Whoever eats the pods, the pure amount of nutrient-rich biomass being dropped on the ground nowadays by mesquites is so great that it must be an important contribution to the ecosystem. In ancient times, during this season lots of time must have been spent by people gathering and preparing mesquite pods for storing as food.


entry dated March 24, 2023, issued from near Tequisquiapan, elevation about 1,900m (6200 ft), N20.565°, W99.890°, Querétaro state, MÉXICO
MONARCH MIGRATION IN UPLAND CENTRAL MEXICO

Female Monarch Butterfly, DANAUS PLEXIPPUS, migrating, taking nectar from mesquite flowers

After a winter of three or four frosts, the Monarchs have been appearing in this area for several days. Mostly they're seen among thickets of Smooth Mesquites, apparently taking nectar from the flowers. The mesquites are at their peak of flowering now. Typically only one or two occur in a tree, sometimes five or more. You don't see them here either during the cool dry season, the northern winter, or the warm rainy season, just during migrations. At certain times you can see them suddenly leave the mesquites and climb into the sky, so high and far away that they're lost to sight.

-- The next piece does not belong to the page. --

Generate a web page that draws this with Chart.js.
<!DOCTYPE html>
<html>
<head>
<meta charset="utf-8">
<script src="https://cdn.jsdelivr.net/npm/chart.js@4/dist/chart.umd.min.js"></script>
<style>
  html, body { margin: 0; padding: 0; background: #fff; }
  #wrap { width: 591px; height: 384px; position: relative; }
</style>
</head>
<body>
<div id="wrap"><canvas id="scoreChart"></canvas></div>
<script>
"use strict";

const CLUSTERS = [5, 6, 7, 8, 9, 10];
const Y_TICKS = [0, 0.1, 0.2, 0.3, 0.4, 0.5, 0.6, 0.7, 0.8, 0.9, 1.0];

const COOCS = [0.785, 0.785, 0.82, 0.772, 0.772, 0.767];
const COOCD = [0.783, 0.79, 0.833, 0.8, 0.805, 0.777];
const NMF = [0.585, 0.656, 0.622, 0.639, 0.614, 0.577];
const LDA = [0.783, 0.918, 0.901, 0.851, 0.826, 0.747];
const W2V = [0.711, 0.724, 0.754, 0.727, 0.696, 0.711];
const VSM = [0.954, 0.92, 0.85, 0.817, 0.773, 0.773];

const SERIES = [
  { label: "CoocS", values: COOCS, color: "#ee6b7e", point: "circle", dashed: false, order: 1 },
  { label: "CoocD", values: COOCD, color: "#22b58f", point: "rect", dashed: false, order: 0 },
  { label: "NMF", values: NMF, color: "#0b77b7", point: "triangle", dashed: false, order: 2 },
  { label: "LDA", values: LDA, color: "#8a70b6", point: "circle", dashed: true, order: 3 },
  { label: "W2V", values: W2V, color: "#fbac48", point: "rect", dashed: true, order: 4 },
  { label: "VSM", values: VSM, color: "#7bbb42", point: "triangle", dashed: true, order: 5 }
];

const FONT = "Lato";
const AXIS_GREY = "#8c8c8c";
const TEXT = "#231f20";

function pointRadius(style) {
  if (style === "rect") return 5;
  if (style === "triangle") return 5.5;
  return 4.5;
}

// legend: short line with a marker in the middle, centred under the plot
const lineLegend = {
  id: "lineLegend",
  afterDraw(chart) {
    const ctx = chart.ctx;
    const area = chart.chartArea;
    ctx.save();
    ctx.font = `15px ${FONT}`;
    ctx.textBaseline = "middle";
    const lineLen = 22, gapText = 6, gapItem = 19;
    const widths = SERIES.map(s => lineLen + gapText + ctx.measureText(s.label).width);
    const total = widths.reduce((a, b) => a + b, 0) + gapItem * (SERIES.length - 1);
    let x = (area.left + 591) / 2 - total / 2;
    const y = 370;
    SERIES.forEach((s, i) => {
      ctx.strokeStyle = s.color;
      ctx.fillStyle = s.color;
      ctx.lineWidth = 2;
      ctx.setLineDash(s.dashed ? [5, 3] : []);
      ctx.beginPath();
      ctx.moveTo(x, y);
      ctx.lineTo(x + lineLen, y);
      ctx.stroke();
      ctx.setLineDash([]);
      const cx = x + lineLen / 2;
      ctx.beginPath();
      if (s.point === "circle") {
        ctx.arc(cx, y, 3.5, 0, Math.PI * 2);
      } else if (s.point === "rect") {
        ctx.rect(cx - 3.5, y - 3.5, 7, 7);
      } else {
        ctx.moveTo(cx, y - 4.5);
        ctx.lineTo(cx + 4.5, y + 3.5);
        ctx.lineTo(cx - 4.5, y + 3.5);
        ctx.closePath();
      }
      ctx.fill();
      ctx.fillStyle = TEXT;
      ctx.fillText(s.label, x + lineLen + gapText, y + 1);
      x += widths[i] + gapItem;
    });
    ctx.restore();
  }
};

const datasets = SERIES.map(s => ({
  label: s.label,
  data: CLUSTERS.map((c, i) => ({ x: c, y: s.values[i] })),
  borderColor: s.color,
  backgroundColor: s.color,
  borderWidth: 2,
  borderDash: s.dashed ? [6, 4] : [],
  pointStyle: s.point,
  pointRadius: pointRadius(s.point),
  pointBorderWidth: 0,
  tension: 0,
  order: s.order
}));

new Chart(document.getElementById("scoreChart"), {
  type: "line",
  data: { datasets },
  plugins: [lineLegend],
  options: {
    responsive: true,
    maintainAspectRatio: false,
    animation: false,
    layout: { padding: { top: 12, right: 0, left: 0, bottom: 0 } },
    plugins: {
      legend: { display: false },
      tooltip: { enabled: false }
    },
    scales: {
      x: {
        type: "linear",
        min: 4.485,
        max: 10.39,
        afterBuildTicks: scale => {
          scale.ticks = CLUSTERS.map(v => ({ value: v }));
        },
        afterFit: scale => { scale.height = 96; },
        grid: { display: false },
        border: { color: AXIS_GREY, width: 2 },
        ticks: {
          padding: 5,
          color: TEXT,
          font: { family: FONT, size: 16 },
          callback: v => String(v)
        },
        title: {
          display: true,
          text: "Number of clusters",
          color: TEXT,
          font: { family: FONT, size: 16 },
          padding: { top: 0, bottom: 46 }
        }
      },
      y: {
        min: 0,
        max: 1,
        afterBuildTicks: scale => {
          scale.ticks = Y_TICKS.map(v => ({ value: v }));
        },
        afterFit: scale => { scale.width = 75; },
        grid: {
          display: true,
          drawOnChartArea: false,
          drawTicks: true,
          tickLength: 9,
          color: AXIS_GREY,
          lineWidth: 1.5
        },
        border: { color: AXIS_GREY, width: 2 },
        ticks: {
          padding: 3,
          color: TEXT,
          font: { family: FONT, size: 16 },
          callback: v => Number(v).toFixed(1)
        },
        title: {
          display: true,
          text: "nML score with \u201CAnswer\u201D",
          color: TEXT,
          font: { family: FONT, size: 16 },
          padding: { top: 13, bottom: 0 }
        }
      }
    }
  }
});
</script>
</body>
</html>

Mesquites are common, in some place abundant, from central Mexico all the way north to the US border. Thus must be important during Monarch migration, which coincides with the mesquites' flowering period.


Entry dated February 24, 2024, issued from near Tequisquiapan; elevation about 1,900m, (6200 ft), ~N20.57°, ~W99.89°; Querétaro state, MÉXICO
MESQUITE CULTURAL USES

Virgin of Guadalupe shrine made of trunk scar on NELTUMA  LAEVIGATA, Smooth Mesquite

A couple of years ago, beside a dirt road outside a little village, on the trunk scar left when a large limb of a Smooth Mesquite had been torn off, someone painted a rough semblance of the Virgin of Guadalupe. At first, only a rose flower was left below the image but, the next time I passed by, someone had left a bouquet of plastic flowers. Then one day lighted candles appeared, and there were more plastic flowers. Gradually the little shrine has come to appear as seen above, and always there's a little more than was seen the last time.

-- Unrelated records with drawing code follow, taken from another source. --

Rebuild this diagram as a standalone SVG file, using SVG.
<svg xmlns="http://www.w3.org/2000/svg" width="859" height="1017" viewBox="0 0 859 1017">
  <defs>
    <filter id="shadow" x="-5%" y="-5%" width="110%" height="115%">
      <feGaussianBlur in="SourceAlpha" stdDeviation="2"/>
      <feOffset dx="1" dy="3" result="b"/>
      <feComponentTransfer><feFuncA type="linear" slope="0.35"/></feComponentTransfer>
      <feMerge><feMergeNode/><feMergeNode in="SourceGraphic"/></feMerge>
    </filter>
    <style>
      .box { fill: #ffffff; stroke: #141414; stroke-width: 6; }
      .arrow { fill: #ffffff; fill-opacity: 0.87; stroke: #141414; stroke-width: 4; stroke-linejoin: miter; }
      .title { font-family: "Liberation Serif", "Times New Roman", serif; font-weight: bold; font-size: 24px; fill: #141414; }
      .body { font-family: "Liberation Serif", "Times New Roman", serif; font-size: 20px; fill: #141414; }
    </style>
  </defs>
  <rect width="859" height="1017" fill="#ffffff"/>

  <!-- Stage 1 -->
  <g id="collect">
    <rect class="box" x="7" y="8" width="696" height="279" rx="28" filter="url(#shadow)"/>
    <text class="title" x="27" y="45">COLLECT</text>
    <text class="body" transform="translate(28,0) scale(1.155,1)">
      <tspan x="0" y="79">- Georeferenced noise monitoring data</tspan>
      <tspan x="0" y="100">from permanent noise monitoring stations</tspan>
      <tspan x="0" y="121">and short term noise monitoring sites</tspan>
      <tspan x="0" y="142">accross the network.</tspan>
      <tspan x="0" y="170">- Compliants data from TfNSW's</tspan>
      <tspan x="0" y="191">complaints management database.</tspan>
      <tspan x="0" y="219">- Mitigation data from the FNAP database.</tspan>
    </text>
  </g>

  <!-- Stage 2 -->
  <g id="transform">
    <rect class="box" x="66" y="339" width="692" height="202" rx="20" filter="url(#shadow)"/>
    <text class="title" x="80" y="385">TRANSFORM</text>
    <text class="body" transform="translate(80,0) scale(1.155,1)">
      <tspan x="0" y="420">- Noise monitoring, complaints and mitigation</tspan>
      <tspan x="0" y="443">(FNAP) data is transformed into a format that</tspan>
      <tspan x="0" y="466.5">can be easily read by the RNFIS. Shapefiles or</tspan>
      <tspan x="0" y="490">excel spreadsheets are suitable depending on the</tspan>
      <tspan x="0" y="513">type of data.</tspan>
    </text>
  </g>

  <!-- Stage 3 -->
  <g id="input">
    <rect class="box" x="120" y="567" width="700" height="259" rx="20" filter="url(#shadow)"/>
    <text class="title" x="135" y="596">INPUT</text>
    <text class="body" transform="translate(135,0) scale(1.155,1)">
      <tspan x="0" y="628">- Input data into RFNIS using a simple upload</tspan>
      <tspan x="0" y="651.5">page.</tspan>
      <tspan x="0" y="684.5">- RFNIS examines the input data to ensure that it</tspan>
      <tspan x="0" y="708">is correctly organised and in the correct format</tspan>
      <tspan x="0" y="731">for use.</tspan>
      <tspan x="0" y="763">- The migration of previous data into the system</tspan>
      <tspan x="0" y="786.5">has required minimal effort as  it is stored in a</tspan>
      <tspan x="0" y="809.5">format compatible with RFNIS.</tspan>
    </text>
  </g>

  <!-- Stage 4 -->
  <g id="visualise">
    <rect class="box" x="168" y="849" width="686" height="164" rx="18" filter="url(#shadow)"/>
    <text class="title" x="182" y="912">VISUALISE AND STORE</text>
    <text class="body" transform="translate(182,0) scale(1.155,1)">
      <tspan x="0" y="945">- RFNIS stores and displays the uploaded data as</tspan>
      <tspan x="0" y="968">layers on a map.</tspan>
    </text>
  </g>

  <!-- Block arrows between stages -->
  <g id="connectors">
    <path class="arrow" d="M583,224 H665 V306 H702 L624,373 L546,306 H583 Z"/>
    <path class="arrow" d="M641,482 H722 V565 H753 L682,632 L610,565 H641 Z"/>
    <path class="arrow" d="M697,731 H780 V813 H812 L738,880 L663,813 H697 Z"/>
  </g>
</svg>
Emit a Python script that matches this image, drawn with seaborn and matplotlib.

rock seat in braching trunk of NELTUMA  LAEVIGATA, Smooth Mesquite

Not far away, the above rock seat was made in the fork of a mesquite trunk. In this whole area it's hard to find a single such low-forked trunk not made into a rock seat. Numerous flocks of sheep shift about grazing, and the shepherds need someplace to sit while the sheep feed. Of all tree species here, Smooth Mesquite is by far the most likely to develop forked trunks just right for such rock seats.